= Shah Buruj =

Historical tower in Ambajogai, Maharashtra

Shah Buruj also known as Laman Buruj, is a historical tower situated in Ambajogai, Maharashtra, India. The tower had a radio installed by the government in 1942. Nizam's troops maintained a permanent base camp. The soldiers were intended to hear the war news, which is why this radio was erected. This news was made available for regular individuals to hear.

== History ==
During the Nizam era, Ambajogai was known by the Nizam name Mominabad. At Ambajogai, Nizam's troops maintained a permanent base. To let the soldiers to hear about the conflict, Ambajogai freedom warrior Srinivas Khot smashed the radio on the Shah Buruj, sparking an uprising against the British and the Nizam. Ambajogai saw a significant movement during that time to liberate Marathwada from the Nizam's authority. Following Mahatma Gandhi's 1942 announcement of Chale Jao, many of Indians began taking part in the campaign, which spread to several Indian institutions. This is how Swami Ramanand Tirtha and his adherents initiated the Satyagraha movement in Hyderabad.
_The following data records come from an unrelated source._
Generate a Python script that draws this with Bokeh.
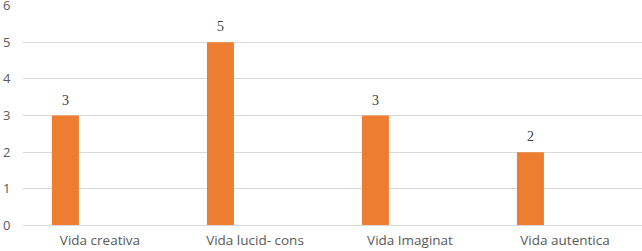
from bokeh.plotting import figure
from bokeh.models import ColumnDataSource, FactorRange, Range1d, SingleIntervalTicker, LabelSet
from bokeh.transform import dodge
from bokeh.embed import file_html
from bokeh.resources import INLINE

categories = ["Vida creativa", "Vida lucid- cons", "Vida Imaginat", "Vida autentica"]
values = [3, 5, 3, 2]
labels = ["3", "5", "3", "2"]

src = ColumnDataSource(dict(cat=categories, val=values, lab=labels))

p = figure(x_range=FactorRange(*categories, range_padding=0.0), y_range=Range1d(0, 6),
           width=642, height=251, output_backend="svg", toolbar_location=None,
           min_border_left=0, min_border_right=0, min_border_top=5, min_border_bottom=0)
p.outline_line_color = None
p.background_fill_color = "white"
p.border_fill_color = "white"

p.vbar(x=dodge("cat", -0.223, range=p.x_range), top="val", width=0.174, source=src,
       fill_color="#ED7D31", line_color=None)

lbl = LabelSet(x=dodge("cat", -0.223, range=p.x_range), y="val", text="lab", source=src,
               text_align="center", text_baseline="bottom", y_offset=11,
               text_font_size="14px", text_color="#404040", text_font="Open Sans")
p.add_layout(lbl)

p.yaxis.ticker = SingleIntervalTicker(interval=1)
p.yaxis.axis_line_color = None
p.yaxis.major_tick_line_color = None
p.yaxis.minor_tick_line_color = None
p.yaxis.major_tick_out = 0
p.yaxis.major_tick_in = 0
p.yaxis.major_label_standoff = 8
p.yaxis.major_label_text_font = "Open Sans"
p.yaxis.major_label_text_font_size = "13px"
p.yaxis.major_label_text_color = "#595959"

p.xaxis.axis_line_color = "#D9D9D9"
p.xaxis.major_tick_line_color = None
p.xaxis.minor_tick_line_color = None
p.xaxis.major_tick_out = 0
p.xaxis.major_tick_in = 0
p.xaxis.major_label_standoff = 5
p.xaxis.major_label_text_font = "Open Sans"
p.xaxis.major_label_text_font_size = "13.5px"
p.xaxis.major_label_text_color = "#595959"

p.xgrid.grid_line_color = None
p.ygrid.grid_line_color = "#D9D9D9"
p.ygrid.grid_line_width = 1

open("out.html", "w").write(file_html(p, INLINE))
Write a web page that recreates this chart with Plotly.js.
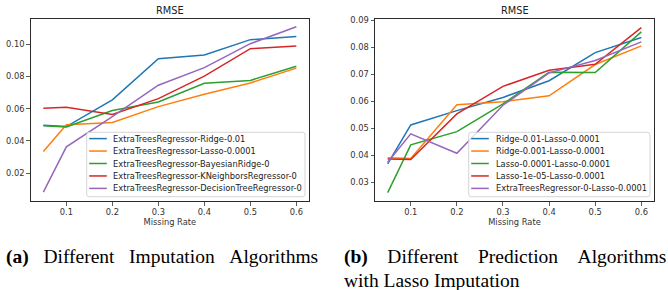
<!DOCTYPE html>
<html>
<head>
<meta charset="utf-8">
<script src="https://cdn.plot.ly/plotly-3.0.1.min.js"></script>
<style>html,body{margin:0;padding:0;background:#fff;}#chart{width:668px;height:290px;}</style>
</head>
<body>
<div id="chart"></div>
<script>
// ---- data ----
const missingRate = [0.05, 0.1, 0.2, 0.3, 0.4, 0.5, 0.6];
const xTickVals = [0.1, 0.2, 0.3, 0.4, 0.5, 0.6];
const xTickText = ['0.1', '0.2', '0.3', '0.4', '0.5', '0.6'];

// (a) different imputation algorithms
const namesA = [
  'ExtraTreesRegressor-Ridge-0.01',
  'ExtraTreesRegressor-Lasso-0.0001',
  'ExtraTreesRegressor-BayesianRidge-0',
  'ExtraTreesRegressor-KNeighborsRegressor-0',
  'ExtraTreesRegressor-DecisionTreeRegressor-0'
];
const ridgeA  = [0.0498, 0.0489, 0.0655, 0.0911, 0.0934, 0.1029, 0.1048];
const lassoA  = [0.0334, 0.0500, 0.0514, 0.0613, 0.0690, 0.0760, 0.0852];
const bayesA  = [0.0495, 0.0487, 0.0589, 0.0642, 0.0758, 0.0776, 0.0864];
const knnA    = [0.0603, 0.0609, 0.0564, 0.0663, 0.0802, 0.0973, 0.0990];
const dtreeA  = [0.0082, 0.0363, 0.0551, 0.0746, 0.0855, 0.1004, 0.1109];
const yTickValsA = [0.02, 0.04, 0.06, 0.08, 0.10];
const yTickTextA = ['0.02', '0.04', '0.06', '0.08', '0.10'];

// (b) different prediction algorithms with Lasso imputation
const namesB = [
  'Ridge-0.01-Lasso-0.0001',
  'Ridge-0.001-Lasso-0.0001',
  'Lasso-0.0001-Lasso-0.0001',
  'Lasso-1e-05-Lasso-0.0001',
  'ExtraTreesRegressor-0-Lasso-0.0001'
];
const ridge01B   = [0.0368, 0.0512, 0.0565, 0.0614, 0.0676, 0.0780, 0.0836];
const ridge001B  = [0.0390, 0.0388, 0.0587, 0.0598, 0.0620, 0.0736, 0.0805];
const lasso0001B = [0.0261, 0.0438, 0.0487, 0.0590, 0.0707, 0.0706, 0.0857];
const lasso1e5B  = [0.0386, 0.0384, 0.0553, 0.0655, 0.0715, 0.0737, 0.0873];
const extraB     = [0.0374, 0.0479, 0.0407, 0.0585, 0.0705, 0.0751, 0.0820];
const yTickValsB = [0.03, 0.04, 0.05, 0.06, 0.07, 0.08, 0.09];
const yTickTextB = ['0.03', '0.04', '0.05', '0.06', '0.07', '0.08', '0.09'];

const captionA = ['(a)', 'Different Imputation Algorithms'];
const captionB = ['(b)', 'Different Prediction Algorithms', 'with Lasso Imputation'];

// ---- styling ----
const colors = ['#1f77b4', '#ff7f0e', '#2ca02c', '#d62728', '#9467bd'];
const W = 668, H = 290;
const px = x => x / W;
const py = y => 1 - y / H;
const tickFont = {family: 'DejaVu Sans', size: 8.3, color: '#333'};

const seriesA = [ridgeA, lassoA, bayesA, knnA, dtreeA];
const seriesB = [ridge01B, ridge001B, lasso0001B, lasso1e5B, extraB];

const traces = [];
seriesA.forEach((s, i) => traces.push({
  x: missingRate, y: s, name: namesA[i], type: 'scatter', mode: 'lines',
  line: {color: colors[i], width: 1.5}, xaxis: 'x', yaxis: 'y', showlegend: false
}));
seriesB.forEach((s, i) => traces.push({
  x: missingRate, y: s, name: namesB[i], type: 'scatter', mode: 'lines',
  line: {color: colors[i], width: 1.5}, xaxis: 'x2', yaxis: 'y2', showlegend: false
}));

function axisX(domain, anchor) {
  return {
    domain: domain, anchor: anchor, range: [0.0225, 0.6275],
    tickvals: xTickVals, ticktext: xTickText, ticks: 'outside', ticklen: 3.5,
    tickwidth: 0.8, tickcolor: '#333', showgrid: false, zeroline: false,
    showline: true, mirror: true, linecolor: '#2a2a2a', linewidth: 1,
    tickfont: tickFont, automargin: false,
    title: {text: 'Missing Rate', font: tickFont, standoff: 2}
  };
}
function axisY(domain, anchor, range, tv, tt) {
  return {
    domain: domain, anchor: anchor, range: range, tickvals: tv, ticktext: tt,
    ticks: 'outside', ticklen: 3.5, tickwidth: 0.8, tickcolor: '#333',
    showgrid: false, zeroline: false, showline: true, mirror: true,
    linecolor: '#2a2a2a', linewidth: 1, tickfont: tickFont, automargin: false
  };
}

const yDom = [py(201), py(19.2)];
const layout = {
  width: W, height: H, margin: {l: 0, r: 0, t: 0, b: 0},
  paper_bgcolor: '#fff', plot_bgcolor: '#fff', showlegend: false,
  xaxis: axisX([px(30.7), px(309)], 'y'),
  yaxis: axisY(yDom, 'x', [0.0027, 0.1156], yTickValsA, yTickTextA),
  xaxis2: axisX([px(375), px(654)], 'y2'),
  yaxis2: axisY(yDom, 'x2', [0.0230, 0.0904], yTickValsB, yTickTextB),
  shapes: [], annotations: []
};

// subplot titles
[[169.9, 'RMSE'], [514.5, 'RMSE']].forEach(([cx, t]) => layout.annotations.push({
  x: px(cx), y: py(11), xref: 'paper', yref: 'paper', text: t, showarrow: false,
  xanchor: 'center', yanchor: 'middle', font: {family: 'DejaVu Sans', size: 9.8, color: '#222'}
}));

// legends (matplotlib-style boxes)
function roundedRect(x0, y0, x1, y1, r) {
  const X = v => px(v).toFixed(5), Y = v => py(v).toFixed(5);
  return `M${X(x0 + r)},${Y(y0)} L${X(x1 - r)},${Y(y0)} Q${X(x1)},${Y(y0)} ${X(x1)},${Y(y0 + r)} ` +
    `L${X(x1)},${Y(y1 - r)} Q${X(x1)},${Y(y1)} ${X(x1 - r)},${Y(y1)} L${X(x0 + r)},${Y(y1)} ` +
    `Q${X(x0)},${Y(y1)} ${X(x0)},${Y(y1 - r)} L${X(x0)},${Y(y0 + r)} Q${X(x0)},${Y(y0)} ${X(x0 + r)},${Y(y0)} Z`;
}
function addLegend(names, boxX0, boxX1, lineX0, lineX1, textX) {
  layout.shapes.push({
    type: 'path', xref: 'paper', yref: 'paper', layer: 'above',
    path: roundedRect(boxX0, 132.3, boxX1, 196.7, 2.5),
    fillcolor: 'rgba(255,255,255,0.8)', line: {color: '#d0d0d0', width: 0.9}
  });
  names.forEach((n, i) => {
    const yc = 138.6 + i * 12.45;
    layout.shapes.push({
      type: 'line', xref: 'paper', yref: 'paper', layer: 'above',
      x0: px(lineX0), x1: px(lineX1), y0: py(yc), y1: py(yc),
      line: {color: colors[i], width: 1.5}
    });
    layout.annotations.push({
      x: px(textX - 1), y: py(yc), xref: 'paper', yref: 'paper', text: n, showarrow: false,
      xanchor: 'left', yanchor: 'middle', font: {family: 'DejaVu Sans', size: 8.3, color: '#222'}
    });
  });
}
addLegend(namesA, 86.7, 305, 89.2, 106.8, 111.7);
addLegend(namesB, 468.7, 650, 471.2, 488.8, 494.7);

// captions (justified lines -> widened word gaps)
const capFont = {family: 'Liberation Serif', size: 19.5, color: '#000'};
const gapA = '\u00A0\u00A0\u00A0';
const gapB = '\u00A0\u00A0\u00A0\u00A0';
layout.annotations.push({
  x: px(4), y: py(257), xref: 'paper', yref: 'paper', showarrow: false,
  xanchor: 'left', yanchor: 'middle', font: capFont,
  text: '<b>' + captionA[0] + '</b>' + gapA + captionA[1].split(' ').join(gapA)
});
layout.annotations.push({
  x: px(342), y: py(257), xref: 'paper', yref: 'paper', showarrow: false,
  xanchor: 'left', yanchor: 'middle', font: capFont,
  text: '<b>' + captionB[0] + '</b>' + gapB + captionB[1].split(' ').join(gapB)
});
layout.annotations.push({
  x: px(342), y: py(280), xref: 'paper', yref: 'paper', showarrow: false,
  xanchor: 'left', yanchor: 'middle', font: capFont, text: captionB[2]
});

Plotly.newPlot('chart', traces, layout, {staticPlot: true, displayModeBar: false});
</script>
</body>
</html>
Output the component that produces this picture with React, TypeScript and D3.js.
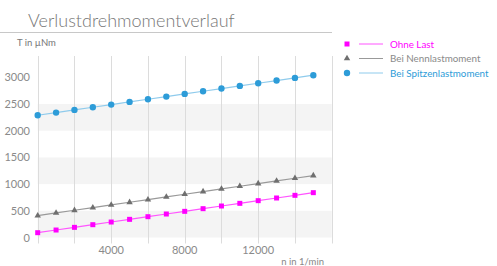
import React, { useEffect, useRef } from "react";
import * as d3 from "d3";

const speeds = [0, 1000, 2000, 3000, 4000, 5000, 6000, 7000, 8000, 9000, 10000, 11000, 12000, 13000, 14000, 15000];
const ohneLast = [90, 140, 190, 240, 290, 340, 390, 440, 490, 540, 590, 640, 690, 740, 790, 840];
const nennlast = [410, 460, 510, 560, 610, 660, 710, 760, 810, 860, 910, 960, 1010, 1060, 1110, 1160];
const spitzenlast = [2290, 2340, 2390, 2440, 2490, 2540, 2590, 2640, 2690, 2740, 2790, 2840, 2890, 2940, 2990, 3040];
const yTicks = [0, 500, 1000, 1500, 2000, 2500, 3000];
const xTicks = [4000, 8000, 12000];
const seriesNames = ["Ohne Last", "Bei Nennlastmoment", "Bei Spitzenlastmoment"];

const W = 497;
const H = 266;
const FONT = "Lato, 'Open Sans', sans-serif";

export default function App() {
  const ref = useRef<SVGSVGElement>(null);

  useEffect(() => {
    const svg = d3.select(ref.current);
    svg.selectAll("*").remove();

    const x = d3.scaleLinear().domain([0, 16000]).range([37.7, 331.7]);
    const y = d3.scaleLinear().domain([0, 3400]).range([237.5, 56]);

    // title
    svg.append("text")
      .attr("x", 28).attr("y", 27)
      .attr("font-family", FONT).attr("font-weight", 300)
      .attr("font-size", 18).attr("fill", "#777")
      .text("Verlustdrehmomentverlauf");
    svg.append("line")
      .attr("x1", 0).attr("x2", 332).attr("y1", 32.5).attr("y2", 32.5)
      .attr("stroke", "#c8c8c8");

    svg.append("text")
      .attr("x", 17).attr("y", 46)
      .attr("font-family", FONT).attr("font-size", 9.5).attr("fill", "#777")
      .text("T in µNm");

    // alternating bands
    const bands = [[0, 500], [1000, 1500], [2000, 2500]];
    svg.append("g").selectAll("rect").data(bands).join("rect")
      .attr("x", x(0)).attr("width", x(16000) - x(0))
      .attr("y", (d) => y(d[1])).attr("height", (d) => y(d[0]) - y(d[1]))
      .attr("fill", "#f4f4f4");

    // vertical grid
    svg.append("g").selectAll("line").data(d3.range(0, 16001, 2000)).join("line")
      .attr("x1", (d) => Math.round(x(d)) + 0.5).attr("x2", (d) => Math.round(x(d)) + 0.5)
      .attr("y1", y(3400)).attr("y2", y(0) + 6)
      .attr("stroke", "#dcdcdc");

    // y labels
    svg.append("g").selectAll("text").data(yTicks).join("text")
      .attr("x", 30).attr("y", (d) => y(d) + 4)
      .attr("text-anchor", "end")
      .attr("font-family", FONT).attr("font-size", 11).attr("fill", "#8a8a8a")
      .text((d) => String(d));

    // x labels
    svg.append("g").selectAll("text").data(xTicks).join("text")
      .attr("x", (d) => x(d)).attr("y", 254)
      .attr("text-anchor", "middle")
      .attr("font-family", FONT).attr("font-size", 11).attr("fill", "#8a8a8a")
      .text((d) => String(d));

    svg.append("text")
      .attr("x", 324).attr("y", 265)
      .attr("text-anchor", "end")
      .attr("font-family", FONT).attr("font-size", 9.5).attr("fill", "#888")
      .text("n in 1/min");

    const series = [
      { name: seriesNames[0], values: ohneLast, line: "#ff55ff", marker: "#ff00ff", text: "#ff00ff", sym: d3.symbolSquare, size: 25 },
      { name: seriesNames[1], values: nennlast, line: "#999999", marker: "#6f6f6f", text: "#8a8a8a", sym: d3.symbolTriangle, size: 18 },
      { name: seriesNames[2], values: spitzenlast, line: "#8fcbec", marker: "#2d9cd8", text: "#2d9cd8", sym: d3.symbolCircle, size: 32 },
    ];

    const line = d3.line<number>()
      .x((d, i) => x(speeds[i]))
      .y((d) => y(d));

    series.forEach((s, k) => {
      svg.append("path")
        .datum(s.values)
        .attr("fill", "none")
        .attr("stroke", s.line)
        .attr("stroke-width", 1.2)
        .attr("d", line);
      svg.append("g").selectAll("path").data(s.values).join("path")
        .attr("transform", (d, i) => `translate(${x(speeds[i])},${y(d)})`)
        .attr("d", d3.symbol().type(s.sym).size(s.size)())
        .attr("fill", s.marker);

      // legend
      const ly = 44 + k * 14.5;
      svg.append("path")
        .attr("transform", `translate(347,${ly})`)
        .attr("d", d3.symbol().type(s.sym).size(s.size)())
        .attr("fill", s.marker);
      svg.append("line")
        .attr("x1", 359).attr("x2", 383).attr("y1", ly).attr("y2", ly)
        .attr("stroke", s.line);
      svg.append("text")
        .attr("x", 390).attr("y", ly + 3.5)
        .attr("font-family", FONT).attr("font-size", 9.8).attr("fill", s.text)
        .text(s.name);
    });
  }, []);

  return <svg ref={ref} width={W} height={H} style={{ position: "absolute", left: 0, top: 0 }} />;
}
Some instructors and students from the Yogeshwari New Vidyalaya, which Swamiji revived in Ambajogai, participated in this campaign after being inspired by this Satyagraha. Slogans against the Nizam and the British, Vande Mataram and Jai Hind slogans, slogan painting on walls, ransacking mail boxes in post offices, severing phone and light wires, and demolishing radio station centers were some of the ways that symbolic agitation was carried out.

The flag was hoisted on the tower for the first time in 2022. On this occasion, tributes were paid to the martyrs of Marathwada Liberation Day.